Transcribe every line exactly and omit anything that is a picture.

- - -

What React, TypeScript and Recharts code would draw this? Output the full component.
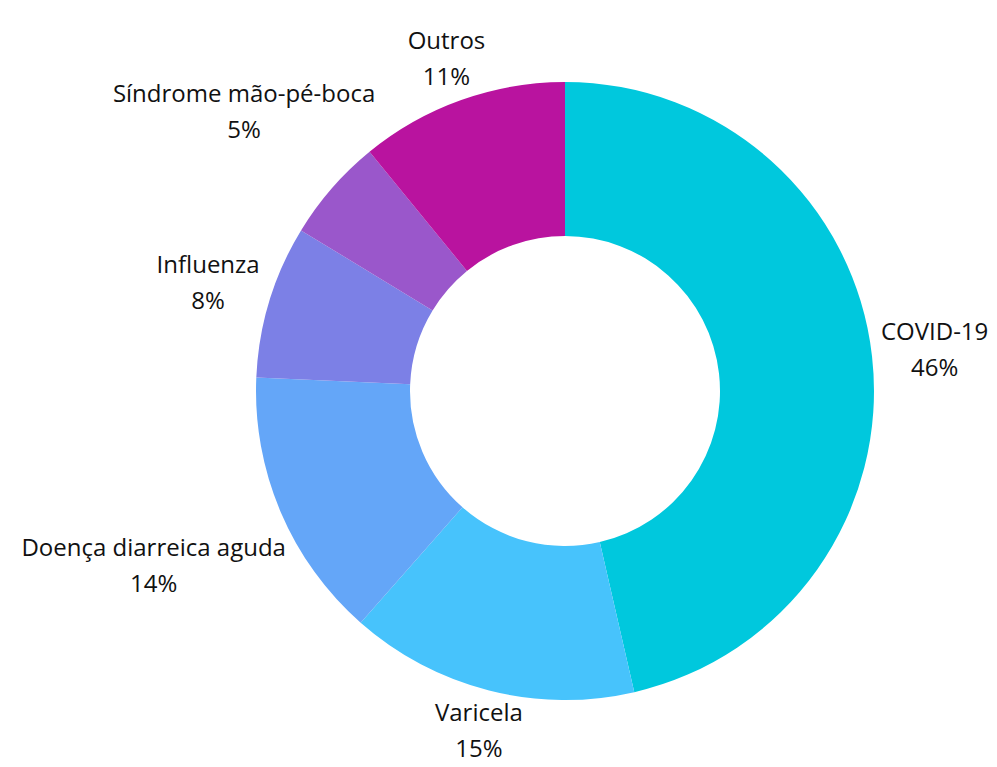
import { PieChart, Pie, Cell } from "recharts";

const categories = [
  "COVID-19",
  "Varicela",
  "Doença diarreica aguda",
  "Influenza",
  "Síndrome mão-pé-boca",
  "Outros",
];
const shares = [46.4, 15.1, 14.2, 8.0, 5.4, 10.9];
const colors = ["#00c8dd", "#47c3fc", "#64a6f8", "#7c80e6", "#9a57cb", "#b9139f"];

const data = categories.map((name, i) => ({ name, value: shares[i] }));

const FONT = "'Open Sans', sans-serif";
const FONT_SIZE = 24;
const CAP = 17;
const LINE_GAP = 36;
const CLEARANCE = 316;

let ctx: CanvasRenderingContext2D | null = null;
function measure(text: string) {
  if (!ctx) ctx = document.createElement("canvas").getContext("2d");
  if (!ctx) return text.length * FONT_SIZE * 0.55;
  ctx.font = `${FONT_SIZE}px ${FONT}`;
  return ctx.measureText(text).width;
}

function renderLabel(props: any) {
  const { cx, cy, midAngle, index } = props;
  const rad = (-midAngle * Math.PI) / 180;
  const nx = Math.cos(rad);
  const ny = Math.sin(rad);
  const name = categories[index];
  const pct = `${Math.round(shares[index])}%`;
  const w = Math.max(measure(name), measure(pct));
  const h = CAP + LINE_GAP;

  // push the label block outward along the mid-angle until it clears the ring
  const gapAt = (t: number) => {
    const dx = Math.max(0, Math.abs(t * nx) - w / 2);
    const dy = Math.max(0, Math.abs(t * ny) - h / 2);
    return Math.sqrt(dx * dx + dy * dy);
  };
  let t = 0;
  while (gapAt(t) < CLEARANCE && t < 1000) t += 0.5;

  const x = cx + t * nx;
  const y = cy + t * ny;
  return (
    <g>
      <text x={x} y={y - h / 2 + CAP} textAnchor="middle" fill="#111" fontSize={FONT_SIZE} fontFamily={FONT}>
        {name}
      </text>
      <text x={x} y={y + h / 2} textAnchor="middle" fill="#111" fontSize={FONT_SIZE} fontFamily={FONT}>
        {pct}
      </text>
    </g>
  );
}

export default function App() {
  return (
    <div style={{ width: 997, height: 767 }}>
      <style>{`body{margin:0}`}</style>
      <PieChart width={997} height={767} margin={{ top: 0, right: 0, bottom: 0, left: 0 }}>
        <Pie
          data={data}
          dataKey="value"
          nameKey="name"
          cx={565}
          cy={391}
          innerRadius={155}
          outerRadius={309}
          startAngle={90}
          endAngle={-270}
          stroke="none"
          label={renderLabel}
          labelLine={false}
          isAnimationActive={false}
        >
          {data.map((d, i) => (
            <Cell key={d.name} fill={colors[i]} />
          ))}
        </Pie>
      </PieChart>
    </div>
  );
}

- - -

Task answer:
What React, TypeScript and Recharts code would draw this? Output the full component.
import { PieChart, Pie, Cell } from "recharts";

const categories = [
  "COVID-19",
  "Varicela",
  "Doença diarreica aguda",
  "Influenza",
  "Síndrome mão-pé-boca",
  "Outros",
];
const shares = [46.4, 15.1, 14.2, 8.0, 5.4, 10.9];
const colors = ["#00c8dd", "#47c3fc", "#64a6f8", "#7c80e6", "#9a57cb", "#b9139f"];

const data = categories.map((name, i) => ({ name, value: shares[i] }));

const FONT = "'Open Sans', sans-serif";
const FONT_SIZE = 24;
const CAP = 17;
const LINE_GAP = 36;
const CLEARANCE = 316;

let ctx: CanvasRenderingContext2D | null = null;
function measure(text: string) {
  if (!ctx) ctx = document.createElement("canvas").getContext("2d");
  if (!ctx) return text.length * FONT_SIZE * 0.55;
  ctx.font = `${FONT_SIZE}px ${FONT}`;
  return ctx.measureText(text).width;
}

function renderLabel(props: any) {
  const { cx, cy, midAngle, index } = props;
  const rad = (-midAngle * Math.PI) / 180;
  const nx = Math.cos(rad);
  const ny = Math.sin(rad);
  const name = categories[index];
  const pct = `${Math.round(shares[index])}%`;
  const w = Math.max(measure(name), measure(pct));
  const h = CAP + LINE_GAP;

  // push the label block outward along the mid-angle until it clears the ring
  const gapAt = (t: number) => {
    const dx = Math.max(0, Math.abs(t * nx) - w / 2);
    const dy = Math.max(0, Math.abs(t * ny) - h / 2);
    return Math.sqrt(dx * dx + dy * dy);
  };
  let t = 0;
  while (gapAt(t) < CLEARANCE && t < 1000) t += 0.5;

  const x = cx + t * nx;
  const y = cy + t * ny;
  return (
    <g>
      <text x={x} y={y - h / 2 + CAP} textAnchor="middle" fill="#111" fontSize={FONT_SIZE} fontFamily={FONT}>
        {name}
      </text>
      <text x={x} y={y + h / 2} textAnchor="middle" fill="#111" fontSize={FONT_SIZE} fontFamily={FONT}>
        {pct}
      </text>
    </g>
  );
}

export default function App() {
  return (
    <div style={{ width: 997, height: 767 }}>
      <style>{`body{margin:0}`}</style>
      <PieChart width={997} height={767} margin={{ top: 0, right: 0, bottom: 0, left: 0 }}>
        <Pie
          data={data}
          dataKey="value"
          nameKey="name"
          cx={565}
          cy={391}
          innerRadius={155}
          outerRadius={309}
          startAngle={90}
          endAngle={-270}
          stroke="none"
          label={renderLabel}
          labelLine={false}
          isAnimationActive={false}
        >
          {data.map((d, i) => (
            <Cell key={d.name} fill={colors[i]} />
          ))}
        </Pie>
      </PieChart>
    </div>
  );
}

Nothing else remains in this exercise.